**GIVEN EXERCISE**: Your task is to retype, word for word, the lines from the start of the data through the line holding "var times = [0.5, 1, 3, 6, 10, 24];". Do not include the pictures.

**DATASET EXCERPT**:

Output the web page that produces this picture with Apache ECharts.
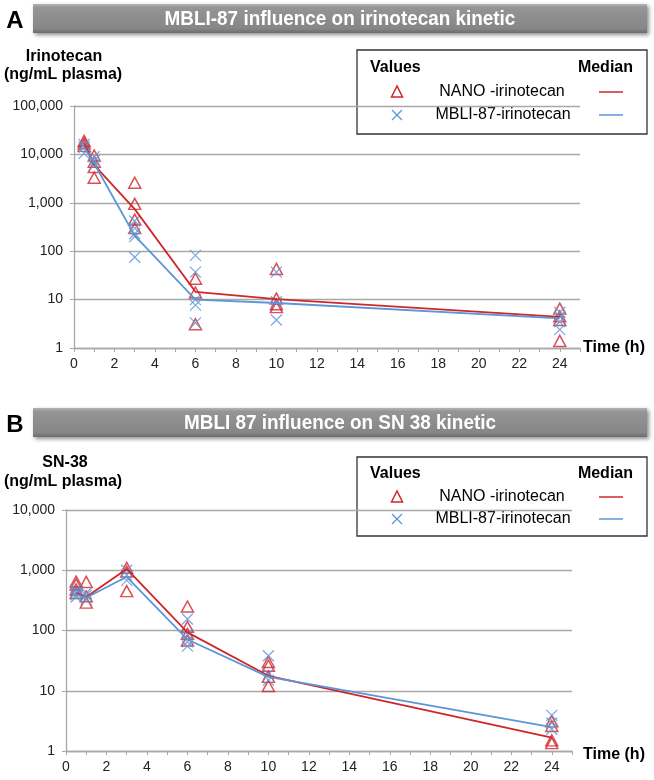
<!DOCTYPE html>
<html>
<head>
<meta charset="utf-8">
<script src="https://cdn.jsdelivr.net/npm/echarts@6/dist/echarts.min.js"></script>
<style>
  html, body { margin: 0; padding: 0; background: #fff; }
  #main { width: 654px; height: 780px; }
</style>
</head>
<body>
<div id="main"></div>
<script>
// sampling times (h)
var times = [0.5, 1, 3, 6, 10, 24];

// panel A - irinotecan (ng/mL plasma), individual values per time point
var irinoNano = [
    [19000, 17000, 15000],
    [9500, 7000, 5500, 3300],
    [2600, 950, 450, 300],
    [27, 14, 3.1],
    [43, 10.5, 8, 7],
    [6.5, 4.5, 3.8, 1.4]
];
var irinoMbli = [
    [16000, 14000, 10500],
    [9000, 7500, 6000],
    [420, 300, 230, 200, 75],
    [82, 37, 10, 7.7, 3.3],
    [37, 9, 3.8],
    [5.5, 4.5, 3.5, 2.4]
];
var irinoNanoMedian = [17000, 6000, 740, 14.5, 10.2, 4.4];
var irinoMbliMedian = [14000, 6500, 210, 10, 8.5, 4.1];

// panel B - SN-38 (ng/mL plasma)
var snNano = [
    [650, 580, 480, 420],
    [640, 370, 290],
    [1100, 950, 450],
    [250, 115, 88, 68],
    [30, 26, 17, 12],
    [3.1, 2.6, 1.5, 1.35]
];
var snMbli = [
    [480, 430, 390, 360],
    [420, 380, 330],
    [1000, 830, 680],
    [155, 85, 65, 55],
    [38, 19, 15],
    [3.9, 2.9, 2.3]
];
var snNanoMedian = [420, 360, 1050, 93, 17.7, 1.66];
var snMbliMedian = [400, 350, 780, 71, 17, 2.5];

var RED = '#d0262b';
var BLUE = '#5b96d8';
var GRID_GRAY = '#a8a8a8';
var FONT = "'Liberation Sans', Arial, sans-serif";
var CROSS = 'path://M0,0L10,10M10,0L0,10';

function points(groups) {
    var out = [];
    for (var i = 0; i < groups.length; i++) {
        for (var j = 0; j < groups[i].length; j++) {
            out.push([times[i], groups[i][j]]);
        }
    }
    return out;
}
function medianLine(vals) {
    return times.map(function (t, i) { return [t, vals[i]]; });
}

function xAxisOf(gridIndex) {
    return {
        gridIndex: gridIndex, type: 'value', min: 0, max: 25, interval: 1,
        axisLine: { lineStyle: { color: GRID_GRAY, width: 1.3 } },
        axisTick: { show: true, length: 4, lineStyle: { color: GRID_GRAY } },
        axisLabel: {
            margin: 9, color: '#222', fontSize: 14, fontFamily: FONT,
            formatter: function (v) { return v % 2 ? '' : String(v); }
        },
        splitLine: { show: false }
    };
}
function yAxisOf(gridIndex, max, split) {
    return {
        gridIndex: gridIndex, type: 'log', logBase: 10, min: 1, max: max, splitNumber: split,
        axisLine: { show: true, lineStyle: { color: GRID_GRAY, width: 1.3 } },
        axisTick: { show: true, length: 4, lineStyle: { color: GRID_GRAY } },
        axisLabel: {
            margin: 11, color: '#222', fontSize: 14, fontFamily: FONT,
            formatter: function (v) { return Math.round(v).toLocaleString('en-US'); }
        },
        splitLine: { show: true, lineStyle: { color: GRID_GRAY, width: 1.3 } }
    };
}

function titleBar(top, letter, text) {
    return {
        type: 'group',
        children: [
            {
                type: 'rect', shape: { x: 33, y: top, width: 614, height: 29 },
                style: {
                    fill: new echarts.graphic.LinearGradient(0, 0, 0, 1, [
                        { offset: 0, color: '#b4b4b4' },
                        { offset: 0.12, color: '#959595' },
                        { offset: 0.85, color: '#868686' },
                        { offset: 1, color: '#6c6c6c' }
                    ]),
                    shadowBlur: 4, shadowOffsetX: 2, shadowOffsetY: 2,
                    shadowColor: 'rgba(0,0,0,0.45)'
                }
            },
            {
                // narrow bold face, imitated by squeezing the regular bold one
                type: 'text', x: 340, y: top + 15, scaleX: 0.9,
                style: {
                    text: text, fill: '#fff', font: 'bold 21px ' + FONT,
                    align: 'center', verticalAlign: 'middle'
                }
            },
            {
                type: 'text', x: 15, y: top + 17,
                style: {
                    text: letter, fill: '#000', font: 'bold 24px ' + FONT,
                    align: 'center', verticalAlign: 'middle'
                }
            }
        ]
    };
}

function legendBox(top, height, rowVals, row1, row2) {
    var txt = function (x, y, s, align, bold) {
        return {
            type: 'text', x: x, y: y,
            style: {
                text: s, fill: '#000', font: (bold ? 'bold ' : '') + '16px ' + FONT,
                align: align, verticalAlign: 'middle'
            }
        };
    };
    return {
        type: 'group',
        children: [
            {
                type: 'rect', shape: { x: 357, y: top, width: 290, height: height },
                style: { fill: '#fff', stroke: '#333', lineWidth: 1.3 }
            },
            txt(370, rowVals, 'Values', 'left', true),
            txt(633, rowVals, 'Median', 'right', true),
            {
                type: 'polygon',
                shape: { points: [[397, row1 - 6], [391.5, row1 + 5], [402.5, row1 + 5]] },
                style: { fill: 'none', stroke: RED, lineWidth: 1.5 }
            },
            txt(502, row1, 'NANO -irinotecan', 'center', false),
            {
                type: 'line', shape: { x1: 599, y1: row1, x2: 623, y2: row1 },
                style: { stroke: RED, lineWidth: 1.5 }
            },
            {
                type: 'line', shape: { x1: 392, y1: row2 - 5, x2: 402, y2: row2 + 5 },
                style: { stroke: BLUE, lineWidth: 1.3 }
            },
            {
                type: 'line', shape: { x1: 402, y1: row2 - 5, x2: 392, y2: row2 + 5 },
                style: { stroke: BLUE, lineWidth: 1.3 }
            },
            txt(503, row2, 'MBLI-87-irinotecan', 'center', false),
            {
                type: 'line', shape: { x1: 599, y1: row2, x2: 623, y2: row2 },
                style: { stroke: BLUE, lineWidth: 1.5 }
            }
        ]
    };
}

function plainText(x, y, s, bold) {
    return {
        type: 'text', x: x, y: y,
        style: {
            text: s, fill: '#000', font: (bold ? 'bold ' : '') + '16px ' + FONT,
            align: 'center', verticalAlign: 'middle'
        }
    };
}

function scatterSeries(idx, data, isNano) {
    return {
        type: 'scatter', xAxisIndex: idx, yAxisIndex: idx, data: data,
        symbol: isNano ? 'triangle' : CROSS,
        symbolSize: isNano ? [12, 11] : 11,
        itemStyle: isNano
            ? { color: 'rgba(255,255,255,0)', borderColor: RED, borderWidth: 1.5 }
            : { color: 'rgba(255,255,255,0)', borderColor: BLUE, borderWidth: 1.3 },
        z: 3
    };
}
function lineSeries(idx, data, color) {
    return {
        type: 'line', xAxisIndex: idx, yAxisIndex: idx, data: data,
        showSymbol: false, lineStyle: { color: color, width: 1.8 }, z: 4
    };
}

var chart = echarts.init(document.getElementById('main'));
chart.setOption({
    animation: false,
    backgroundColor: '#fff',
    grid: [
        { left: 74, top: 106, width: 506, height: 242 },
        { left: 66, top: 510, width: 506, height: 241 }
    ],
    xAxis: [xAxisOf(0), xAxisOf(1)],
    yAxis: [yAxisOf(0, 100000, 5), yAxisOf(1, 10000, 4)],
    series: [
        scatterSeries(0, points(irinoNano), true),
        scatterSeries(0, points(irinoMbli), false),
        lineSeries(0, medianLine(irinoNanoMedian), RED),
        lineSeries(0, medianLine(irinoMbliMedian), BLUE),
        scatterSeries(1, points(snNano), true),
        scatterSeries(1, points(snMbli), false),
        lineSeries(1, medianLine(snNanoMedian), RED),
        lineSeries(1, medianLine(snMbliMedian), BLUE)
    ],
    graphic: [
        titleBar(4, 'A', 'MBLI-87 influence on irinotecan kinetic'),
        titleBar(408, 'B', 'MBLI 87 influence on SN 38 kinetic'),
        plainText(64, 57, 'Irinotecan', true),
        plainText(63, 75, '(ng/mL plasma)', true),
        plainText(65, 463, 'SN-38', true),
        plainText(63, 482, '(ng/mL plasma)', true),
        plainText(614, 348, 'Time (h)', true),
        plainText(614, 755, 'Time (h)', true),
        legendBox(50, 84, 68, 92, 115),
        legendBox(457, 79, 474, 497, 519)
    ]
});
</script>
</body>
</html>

**THE SOLUTION**:
Output the web page that produces this picture with Apache ECharts.
<!DOCTYPE html>
<html>
<head>
<meta charset="utf-8">
<script src="https://cdn.jsdelivr.net/npm/echarts@6/dist/echarts.min.js"></script>
<style>
  html, body { margin: 0; padding: 0; background: #fff; }
  #main { width: 654px; height: 780px; }
</style>
</head>
<body>
<div id="main"></div>
<script>
// sampling times (h)
var times = [0.5, 1, 3, 6, 10, 24];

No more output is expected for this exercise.